Members of the eighth grade Beta Club at Brevard Middle spent Thursday afternoon at the Brevard Police Department, passing out handmade gifts to Chief Phillip Harris and officers. Over the course of the year, the club made 26 fleece blankets and 16 sock animals to help comfort children in emergency situations. (Photo credit: WLOS staff)

Members of the eighth grade Beta Club at Brevard Middle spent Thursday afternoon at the Brevard Police Department, passing out handmade gifts to Chief Phillip Harris and officers. Over the course of the year, the club made 26 fleece blankets and 16 sock animals to help comfort children in emergency situations.

Math teacher Mellissa Howell said the students decided to partner with the department at the beginning of the school year.

"In the summertime, we heard so much negative things about police nationally, and we wanted to do something nice for them. It's important to give back locally," Howell said.

Harris said the animals and blankets will help ease an officer's job when it involves children.

"Imagine a child who has been in an automobile accident or has a small injury. If we are able to give them something like that (sock animal) to hold on to, it gives them a chance to be comforted," Harris said.

Many of the students didn't know how to sew but were still determined to become involved in the process.

"We had one gentleman who came in the week before and he stayed after school with me to learn how to sew. He did this so that he could make an animal," Howell said.
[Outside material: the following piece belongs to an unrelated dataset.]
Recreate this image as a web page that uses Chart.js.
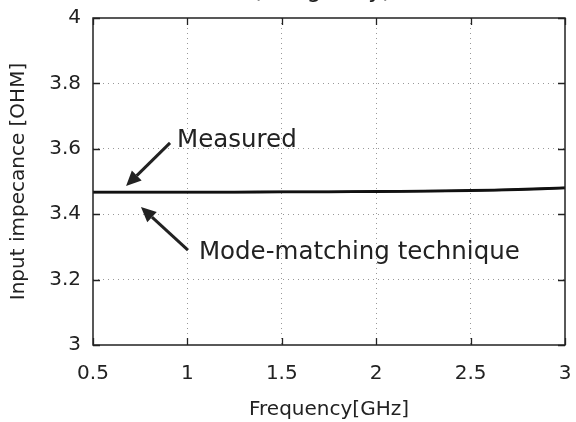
<!DOCTYPE html>
<html>
<head>
<meta charset="utf-8">
<script src="https://cdn.jsdelivr.net/npm/chart.js@4/dist/chart.umd.min.js"></script>
<style>
  html, body { margin: 0; padding: 0; background: #fff; }
  #wrap { width: 576px; height: 422px; }
</style>
</head>
<body>
<div id="wrap"><canvas id="chart" width="576" height="422"></canvas></div>
<script>
// data
const freqGHz = [0.5, 0.75, 1, 1.25, 1.5, 1.75, 2, 2.25, 2.5, 2.75, 3];
const measured = [3.468, 3.468, 3.468, 3.468, 3.469, 3.469, 3.470, 3.471, 3.473, 3.476, 3.481];
const modeMatching = [3.467, 3.467, 3.467, 3.467, 3.468, 3.468, 3.469, 3.470, 3.472, 3.475, 3.480];
const xTicks = [0.5, 1, 1.5, 2, 2.5, 3];
const yTicks = [3, 3.2, 3.4, 3.6, 3.8, 4];

// annotation text + arrow (tail -> head) in data units
const notes = [
  { text: 'Measured', at: [0.945, 3.605], tail: [0.908, 3.618], head: [0.675, 3.486] },
  { text: 'Mode-matching technique', at: [1.061, 3.262], tail: [1.003, 3.29], head: [0.754, 3.422] }
];

const FONT = '"DejaVu Sans", Verdana, sans-serif';
const INK = '#222';

const pts = (ys) => freqGHz.map((x, i) => ({ x: x, y: ys[i] }));

const framePlugin = {
  id: 'frame',
  afterDraw(chart) {
    const ctx = chart.ctx;
    const a = chart.chartArea;
    const xs = chart.scales.x, ys = chart.scales.y;
    ctx.save();

    // box
    ctx.strokeStyle = INK;
    ctx.lineWidth = 1.5;
    ctx.strokeRect(a.left, a.top, a.right - a.left, a.bottom - a.top);

    // inward ticks on all four sides
    ctx.lineWidth = 1.3;
    ctx.beginPath();
    xTicks.forEach(v => {
      const px = Math.round(xs.getPixelForValue(v)) + 0.5;
      ctx.moveTo(px, a.bottom); ctx.lineTo(px, a.bottom - 7);
      ctx.moveTo(px, a.top); ctx.lineTo(px, a.top + 7);
    });
    yTicks.forEach(v => {
      const py = Math.round(ys.getPixelForValue(v)) + 0.5;
      ctx.moveTo(a.left, py); ctx.lineTo(a.left + 7, py);
      ctx.moveTo(a.right, py); ctx.lineTo(a.right - 7, py);
    });
    ctx.stroke();

    // arrows + labels
    ctx.fillStyle = INK;
    ctx.strokeStyle = INK;
    ctx.font = '24.5px ' + FONT;
    ctx.textBaseline = 'alphabetic';
    notes.forEach(n => {
      const tx = xs.getPixelForValue(n.tail[0]), ty = ys.getPixelForValue(n.tail[1]);
      const hx = xs.getPixelForValue(n.head[0]), hy = ys.getPixelForValue(n.head[1]);
      const ang = Math.atan2(hy - ty, hx - tx);
      const len = 15, half = 7;
      const bx = hx - len * Math.cos(ang), by = hy - len * Math.sin(ang);
      ctx.lineWidth = 3;
      ctx.beginPath();
      ctx.moveTo(tx, ty); ctx.lineTo(bx, by);
      ctx.stroke();
      ctx.beginPath();
      ctx.moveTo(hx, hy);
      ctx.lineTo(bx + half * Math.sin(ang), by - half * Math.cos(ang));
      ctx.lineTo(bx - half * Math.sin(ang), by + half * Math.cos(ang));
      ctx.closePath();
      ctx.fill();
      ctx.textAlign = 'left';
      ctx.fillText(n.text, xs.getPixelForValue(n.at[0]), ys.getPixelForValue(n.at[1]));
    });

    // title, clipped at the top edge of the picture
    ctx.textAlign = 'center';
    ctx.font = '24px ' + FONT;
    ctx.fillText('(imaginary)', 322, -3.5);
    ctx.restore();
  }
};

new Chart(document.getElementById('chart'), {
  type: 'line',
  data: {
    datasets: [
      {
        label: 'Measured',
        data: pts(measured),
        borderColor: '#111',
        borderWidth: 2.5,
        pointRadius: 0,
        tension: 0.4
      },
      {
        label: 'Mode-matching technique',
        data: pts(modeMatching),
        borderColor: '#111',
        borderWidth: 2.5,
        pointRadius: 0,
        tension: 0.4
      }
    ]
  },
  options: {
    responsive: false,
    animation: false,
    layout: { padding: { left: 0, right: 11, top: 18, bottom: 0 } },
    plugins: {
      legend: { display: false },
      tooltip: { enabled: false }
    },
    scales: {
      x: {
        type: 'linear',
        min: 0.5,
        max: 3,
        afterBuildTicks: (s) => { s.ticks = xTicks.map(v => ({ value: v })); },
        afterFit: (s) => { s.height = 77; s.paddingLeft = 0; s.paddingRight = 0; },
        border: { display: false, dash: [1, 4] },
        grid: {
          color: (c) => (c.tick.value === 0.5 || c.tick.value === 3) ? 'rgba(0,0,0,0)' : '#999',
          lineWidth: 1,
          drawTicks: false
        },
        ticks: {
          color: INK,
          font: { family: FONT, size: 20 },
          padding: 17,
          maxRotation: 0,
          callback: (v) => String(v)
        },
        title: {
          display: true,
          text: 'Frequency[GHz]',
          color: INK,
          font: { family: FONT, size: 20 },
          padding: { top: 4, bottom: 0 }
        }
      },
      y: {
        type: 'linear',
        min: 3,
        max: 4,
        afterBuildTicks: (s) => { s.ticks = yTicks.map(v => ({ value: v })); },
        afterFit: (s) => { s.width = 93; s.paddingTop = 0; s.paddingBottom = 0; },
        border: { display: false, dash: [1, 4] },
        grid: {
          color: (c) => (c.tick.value === 3 || c.tick.value === 4) ? 'rgba(0,0,0,0)' : '#999',
          lineWidth: 1,
          drawTicks: false
        },
        ticks: {
          color: INK,
          font: { family: FONT, size: 20 },
          padding: 12,
          callback: (v) => String(v)
        },
        title: {
          display: true,
          text: 'Input impecance [OHM]',
          color: INK,
          font: { family: FONT, size: 20 },
          padding: { top: 7, bottom: 0 }
        }
      }
    }
  },
  plugins: [framePlugin]
});
</script>
</body>
</html>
Some of the animals were recognizable, others were imaginary creatures, like a banana-cat hybrid.

"Sometimes some sock animals were given some extra love in a classroom. They would sit on a student's desk while we were working away on our scatter plots and liner regression," Howell said.

Howell said some students were worried about the look of the final product, but she stressed an important lesson to them -- it didn't matter what the animals looked like.

"The final product was going to go to a child who is having a horrible day and doesn't understand what is going on. It can be an accident where mommy and daddy are hurt or a domestic issue where there are a lot of police officers. So, what we talked the most about is that love had to be put into every single product," Howell said.